Originally Posted by
WhyFi
Are you launching your bike in to space or are you tightening some fasteners enough so that parts stay put without breaking said parts? You really don't need the utmost in accuracy and you really shouldn't be tightening to a max spec - you should be tightening until things stay put.
Not quite sure what you meant by your post WhyFi. But will both support it and also provide a counterpoint.
OP, I believe what WhyFi meant and somewhat analogous btw to powermeters...lol...sometimes good accuracy but not perfect accuracy is good enough. Of course this can go over people's heads and I believe what WhyFi somewhat meant. Proof of this are thousands of guys like me who have been wrenching on carbon fiber bikes since they were invented both with and without a torque wrench. A skilled mechanic can build a carbon fiber bicycle day in without a torque wrench and therefore having one that say has 5-10% error in calibration is 'ok'. Most talented bike mechanics are probably no more accurate or a bit less by hand without a wrench. This begs the whole stress/strain engineering analysis of how torques are even derived. This is based upon a predicate of boundary conditions. Assumption about geometry and material properties. There is room for debate even with this protocol.
But...and perhaps WhyFi was looking through his own particular lens which is common with opinions. People aren't the same. There is a range of 'ham fistedness' in the world of people that attempt to work on a bicycle. Some people should never torque carbon fiber bike parts without a torque wrench.

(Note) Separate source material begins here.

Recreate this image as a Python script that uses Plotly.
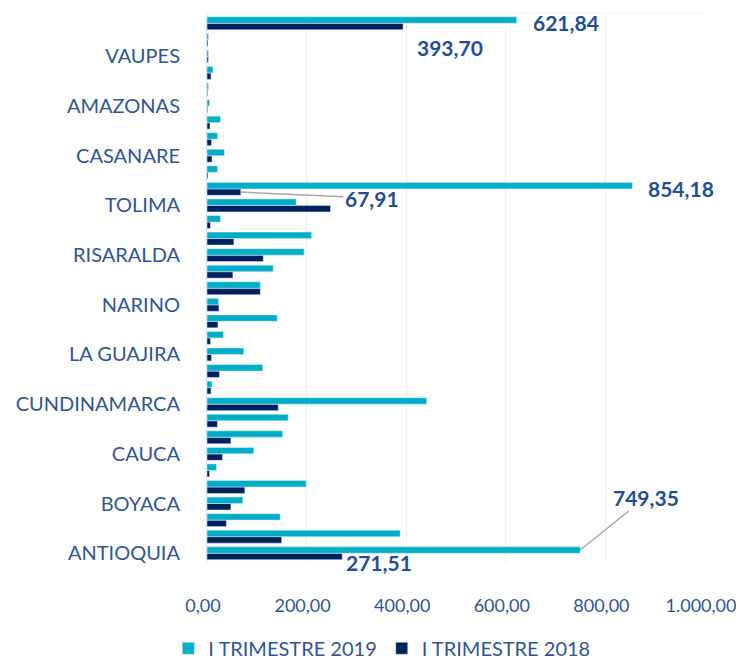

There is also a pitfall worth mentioning. Under torqueing isn't good with carbon fiber. There is greater stress on parts by undertorquing and potential slippage. Undertorquing aka incremental part creep under load can be as hazardous to carbon fiber as excessive compressive load due to over torqueing. So FWIW for those who tend to error more on the low side. Too low isn't good for your bike either, even without discernible slippage.
So, nominal torqueing....or good ballpark torqueing to spec I believe is the sweetspot. For example most torque spec's for the seat binder bolt which is a 4mm hex on most bikes...is 5 N-m or 5.5. In that range. I could get into the whole derivation of torque ranges which btw is a complex analysis but unnecessary here. Set your torque wrench for 5 N-m and you are good.